**Exercise**
Will you output the entries below exactly, skipping every image they contain?

***** Data in this exercise

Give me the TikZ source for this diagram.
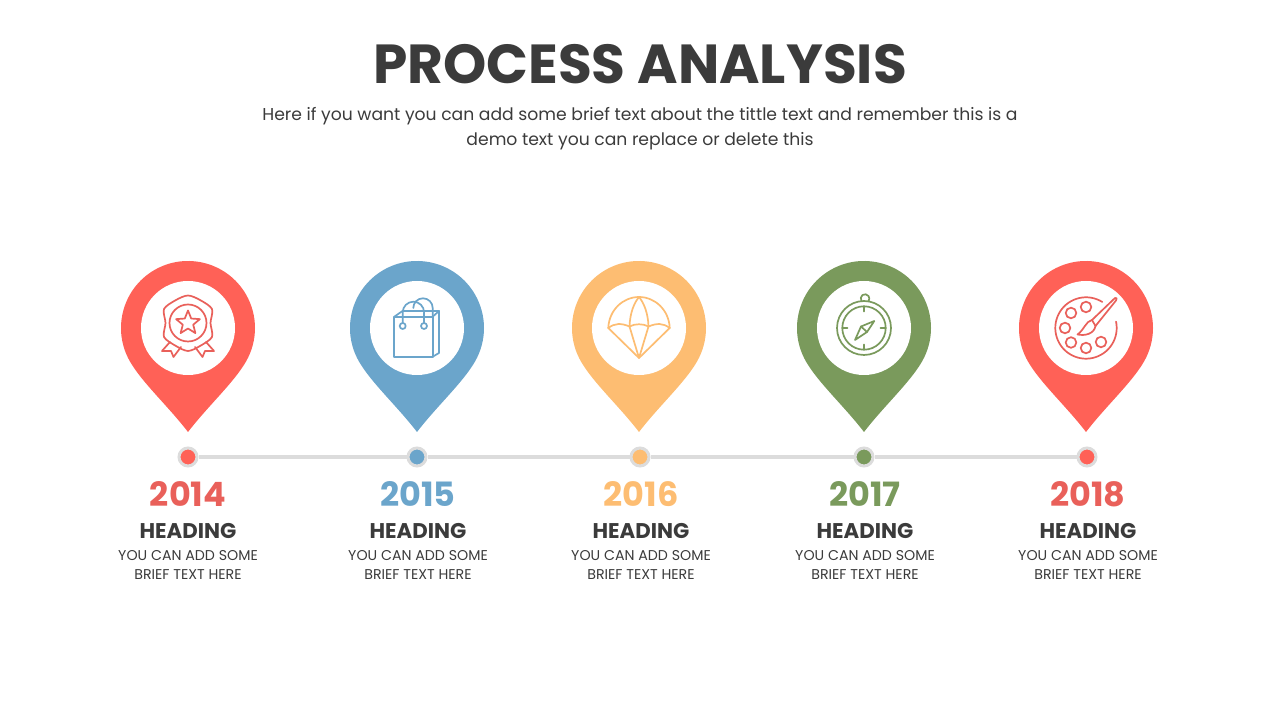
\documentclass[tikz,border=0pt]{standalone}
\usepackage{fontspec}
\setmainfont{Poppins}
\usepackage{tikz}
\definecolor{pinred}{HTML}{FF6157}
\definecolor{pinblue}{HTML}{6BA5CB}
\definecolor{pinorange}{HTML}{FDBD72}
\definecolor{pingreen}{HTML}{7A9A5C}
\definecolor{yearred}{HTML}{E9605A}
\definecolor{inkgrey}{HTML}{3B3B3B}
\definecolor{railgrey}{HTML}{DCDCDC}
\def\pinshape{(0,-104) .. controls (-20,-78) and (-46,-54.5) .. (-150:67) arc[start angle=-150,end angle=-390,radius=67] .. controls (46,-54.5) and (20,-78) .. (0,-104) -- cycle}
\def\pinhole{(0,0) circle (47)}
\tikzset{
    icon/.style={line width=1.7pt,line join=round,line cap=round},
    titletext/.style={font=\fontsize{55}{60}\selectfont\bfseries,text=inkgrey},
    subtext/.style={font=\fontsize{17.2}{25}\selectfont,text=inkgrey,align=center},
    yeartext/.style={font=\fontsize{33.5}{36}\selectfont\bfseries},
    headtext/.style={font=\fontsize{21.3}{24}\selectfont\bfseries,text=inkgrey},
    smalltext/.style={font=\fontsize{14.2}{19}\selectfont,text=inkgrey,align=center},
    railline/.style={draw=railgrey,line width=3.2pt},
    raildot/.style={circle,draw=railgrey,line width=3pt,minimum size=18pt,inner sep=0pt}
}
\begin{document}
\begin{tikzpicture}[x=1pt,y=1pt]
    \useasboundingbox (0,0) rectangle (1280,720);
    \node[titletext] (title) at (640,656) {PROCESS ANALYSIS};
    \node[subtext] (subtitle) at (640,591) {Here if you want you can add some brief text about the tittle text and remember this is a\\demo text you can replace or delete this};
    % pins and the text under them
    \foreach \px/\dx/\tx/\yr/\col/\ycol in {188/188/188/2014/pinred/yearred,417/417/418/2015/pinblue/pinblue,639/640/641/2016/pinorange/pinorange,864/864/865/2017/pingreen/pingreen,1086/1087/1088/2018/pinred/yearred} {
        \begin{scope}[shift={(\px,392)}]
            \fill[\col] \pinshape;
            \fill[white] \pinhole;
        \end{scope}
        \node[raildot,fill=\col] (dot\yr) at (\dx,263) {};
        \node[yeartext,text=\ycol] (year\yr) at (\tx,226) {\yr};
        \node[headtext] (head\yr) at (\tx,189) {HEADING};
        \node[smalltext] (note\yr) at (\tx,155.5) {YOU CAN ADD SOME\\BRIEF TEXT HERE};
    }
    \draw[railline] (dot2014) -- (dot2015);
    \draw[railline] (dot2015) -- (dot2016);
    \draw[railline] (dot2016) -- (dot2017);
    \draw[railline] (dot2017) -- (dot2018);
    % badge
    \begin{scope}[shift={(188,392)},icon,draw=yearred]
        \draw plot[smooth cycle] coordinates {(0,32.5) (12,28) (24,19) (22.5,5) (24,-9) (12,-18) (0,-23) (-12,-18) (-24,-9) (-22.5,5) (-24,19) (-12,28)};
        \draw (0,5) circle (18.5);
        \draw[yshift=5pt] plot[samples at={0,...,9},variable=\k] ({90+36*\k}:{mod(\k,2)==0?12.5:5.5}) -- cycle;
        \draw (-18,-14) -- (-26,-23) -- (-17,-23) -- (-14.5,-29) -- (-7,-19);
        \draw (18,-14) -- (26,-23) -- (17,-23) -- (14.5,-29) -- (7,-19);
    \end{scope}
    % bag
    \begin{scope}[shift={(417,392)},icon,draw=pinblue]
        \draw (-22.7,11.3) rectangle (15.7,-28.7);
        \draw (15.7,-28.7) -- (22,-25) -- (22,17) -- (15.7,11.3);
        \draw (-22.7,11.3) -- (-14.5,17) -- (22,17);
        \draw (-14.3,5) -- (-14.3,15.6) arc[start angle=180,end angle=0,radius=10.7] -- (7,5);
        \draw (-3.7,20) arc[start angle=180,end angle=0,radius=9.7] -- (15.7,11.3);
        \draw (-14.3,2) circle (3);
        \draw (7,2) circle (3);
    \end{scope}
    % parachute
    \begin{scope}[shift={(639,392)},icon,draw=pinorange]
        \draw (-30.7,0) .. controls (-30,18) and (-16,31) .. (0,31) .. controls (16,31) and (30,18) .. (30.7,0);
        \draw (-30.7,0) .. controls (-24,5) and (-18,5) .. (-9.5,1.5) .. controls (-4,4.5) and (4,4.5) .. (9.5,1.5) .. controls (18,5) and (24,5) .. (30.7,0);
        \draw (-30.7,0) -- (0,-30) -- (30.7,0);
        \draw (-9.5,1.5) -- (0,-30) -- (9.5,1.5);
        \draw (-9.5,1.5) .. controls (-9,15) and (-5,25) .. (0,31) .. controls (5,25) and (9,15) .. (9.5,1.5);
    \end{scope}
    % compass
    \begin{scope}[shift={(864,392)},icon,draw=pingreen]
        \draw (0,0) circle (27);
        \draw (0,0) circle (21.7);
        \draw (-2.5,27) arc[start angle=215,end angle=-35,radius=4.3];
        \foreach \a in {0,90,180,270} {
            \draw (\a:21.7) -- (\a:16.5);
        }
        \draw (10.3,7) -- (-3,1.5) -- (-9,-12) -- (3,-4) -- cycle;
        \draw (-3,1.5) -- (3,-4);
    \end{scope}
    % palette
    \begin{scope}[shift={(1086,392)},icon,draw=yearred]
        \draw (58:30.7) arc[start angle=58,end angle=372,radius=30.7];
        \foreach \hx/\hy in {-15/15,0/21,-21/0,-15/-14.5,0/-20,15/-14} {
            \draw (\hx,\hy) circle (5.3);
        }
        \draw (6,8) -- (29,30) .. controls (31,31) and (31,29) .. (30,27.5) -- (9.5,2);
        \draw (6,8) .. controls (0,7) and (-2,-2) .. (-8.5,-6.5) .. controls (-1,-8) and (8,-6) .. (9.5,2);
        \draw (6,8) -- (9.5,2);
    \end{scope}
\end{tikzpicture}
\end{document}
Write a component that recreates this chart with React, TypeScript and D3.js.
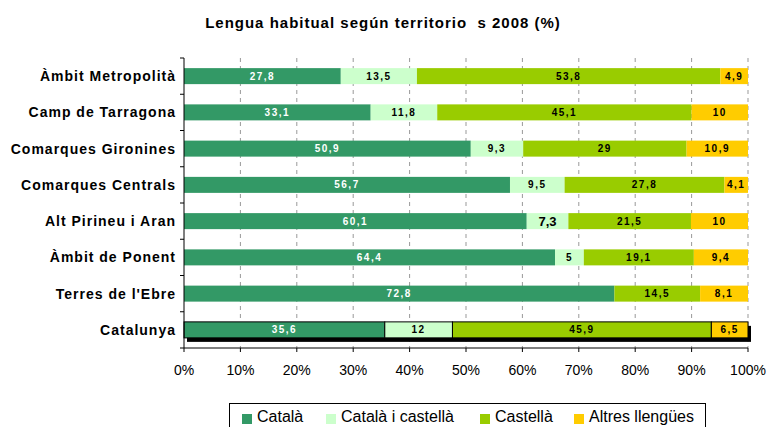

**********

**Final result**
Give me the TikZ source for this diagram.
\documentclass[tikz,border=0pt]{standalone}
\usepackage{fontspec}
\setmainfont{Poppins}
\usepackage{tikz}
\definecolor{pinred}{HTML}{FF6157}
\definecolor{pinblue}{HTML}{6BA5CB}
\definecolor{pinorange}{HTML}{FDBD72}
\definecolor{pingreen}{HTML}{7A9A5C}
\definecolor{yearred}{HTML}{E9605A}
\definecolor{inkgrey}{HTML}{3B3B3B}
\definecolor{railgrey}{HTML}{DCDCDC}
\def\pinshape{(0,-104) .. controls (-20,-78) and (-46,-54.5) .. (-150:67) arc[start angle=-150,end angle=-390,radius=67] .. controls (46,-54.5) and (20,-78) .. (0,-104) -- cycle}
\def\pinhole{(0,0) circle (47)}
\tikzset{
    icon/.style={line width=1.7pt,line join=round,line cap=round},
    titletext/.style={font=\fontsize{55}{60}\selectfont\bfseries,text=inkgrey},
    subtext/.style={font=\fontsize{17.2}{25}\selectfont,text=inkgrey,align=center},
    yeartext/.style={font=\fontsize{33.5}{36}\selectfont\bfseries},
    headtext/.style={font=\fontsize{21.3}{24}\selectfont\bfseries,text=inkgrey},
    smalltext/.style={font=\fontsize{14.2}{19}\selectfont,text=inkgrey,align=center},
    railline/.style={draw=railgrey,line width=3.2pt},
    raildot/.style={circle,draw=railgrey,line width=3pt,minimum size=18pt,inner sep=0pt}
}
\begin{document}
\begin{tikzpicture}[x=1pt,y=1pt]
    \useasboundingbox (0,0) rectangle (1280,720);
    \node[titletext] (title) at (640,656) {PROCESS ANALYSIS};
    \node[subtext] (subtitle) at (640,591) {Here if you want you can add some brief text about the tittle text and remember this is a\\demo text you can replace or delete this};
    % pins and the text under them
    \foreach \px/\dx/\tx/\yr/\col/\ycol in {188/188/188/2014/pinred/yearred,417/417/418/2015/pinblue/pinblue,639/640/641/2016/pinorange/pinorange,864/864/865/2017/pingreen/pingreen,1086/1087/1088/2018/pinred/yearred} {
        \begin{scope}[shift={(\px,392)}]
            \fill[\col] \pinshape;
            \fill[white] \pinhole;
        \end{scope}
        \node[raildot,fill=\col] (dot\yr) at (\dx,263) {};
        \node[yeartext,text=\ycol] (year\yr) at (\tx,226) {\yr};
        \node[headtext] (head\yr) at (\tx,189) {HEADING};
        \node[smalltext] (note\yr) at (\tx,155.5) {YOU CAN ADD SOME\\BRIEF TEXT HERE};
    }
    \draw[railline] (dot2014) -- (dot2015);
    \draw[railline] (dot2015) -- (dot2016);
    \draw[railline] (dot2016) -- (dot2017);
    \draw[railline] (dot2017) -- (dot2018);
    % badge
    \begin{scope}[shift={(188,392)},icon,draw=yearred]
        \draw plot[smooth cycle] coordinates {(0,32.5) (12,28) (24,19) (22.5,5) (24,-9) (12,-18) (0,-23) (-12,-18) (-24,-9) (-22.5,5) (-24,19) (-12,28)};
        \draw (0,5) circle (18.5);
        \draw[yshift=5pt] plot[samples at={0,...,9},variable=\k] ({90+36*\k}:{mod(\k,2)==0?12.5:5.5}) -- cycle;
        \draw (-18,-14) -- (-26,-23) -- (-17,-23) -- (-14.5,-29) -- (-7,-19);
        \draw (18,-14) -- (26,-23) -- (17,-23) -- (14.5,-29) -- (7,-19);
    \end{scope}
    % bag
    \begin{scope}[shift={(417,392)},icon,draw=pinblue]
        \draw (-22.7,11.3) rectangle (15.7,-28.7);
        \draw (15.7,-28.7) -- (22,-25) -- (22,17) -- (15.7,11.3);
        \draw (-22.7,11.3) -- (-14.5,17) -- (22,17);
        \draw (-14.3,5) -- (-14.3,15.6) arc[start angle=180,end angle=0,radius=10.7] -- (7,5);
        \draw (-3.7,20) arc[start angle=180,end angle=0,radius=9.7] -- (15.7,11.3);
        \draw (-14.3,2) circle (3);
        \draw (7,2) circle (3);
    \end{scope}
    % parachute
    \begin{scope}[shift={(639,392)},icon,draw=pinorange]
        \draw (-30.7,0) .. controls (-30,18) and (-16,31) .. (0,31) .. controls (16,31) and (30,18) .. (30.7,0);
        \draw (-30.7,0) .. controls (-24,5) and (-18,5) .. (-9.5,1.5) .. controls (-4,4.5) and (4,4.5) .. (9.5,1.5) .. controls (18,5) and (24,5) .. (30.7,0);
        \draw (-30.7,0) -- (0,-30) -- (30.7,0);
        \draw (-9.5,1.5) -- (0,-30) -- (9.5,1.5);
        \draw (-9.5,1.5) .. controls (-9,15) and (-5,25) .. (0,31) .. controls (5,25) and (9,15) .. (9.5,1.5);
    \end{scope}
    % compass
    \begin{scope}[shift={(864,392)},icon,draw=pingreen]
        \draw (0,0) circle (27);
        \draw (0,0) circle (21.7);
        \draw (-2.5,27) arc[start angle=215,end angle=-35,radius=4.3];
        \foreach \a in {0,90,180,270} {
            \draw (\a:21.7) -- (\a:16.5);
        }
        \draw (10.3,7) -- (-3,1.5) -- (-9,-12) -- (3,-4) -- cycle;
        \draw (-3,1.5) -- (3,-4);
    \end{scope}
    % palette
    \begin{scope}[shift={(1086,392)},icon,draw=yearred]
        \draw (58:30.7) arc[start angle=58,end angle=372,radius=30.7];
        \foreach \hx/\hy in {-15/15,0/21,-21/0,-15/-14.5,0/-20,15/-14} {
            \draw (\hx,\hy) circle (5.3);
        }
        \draw (6,8) -- (29,30) .. controls (31,31) and (31,29) .. (30,27.5) -- (9.5,2);
        \draw (6,8) .. controls (0,7) and (-2,-2) .. (-8.5,-6.5) .. controls (-1,-8) and (8,-6) .. (9.5,2);
        \draw (6,8) -- (9.5,2);
    \end{scope}
\end{tikzpicture}
\end{document}
Write a component that recreates this chart with React, TypeScript and D3.js.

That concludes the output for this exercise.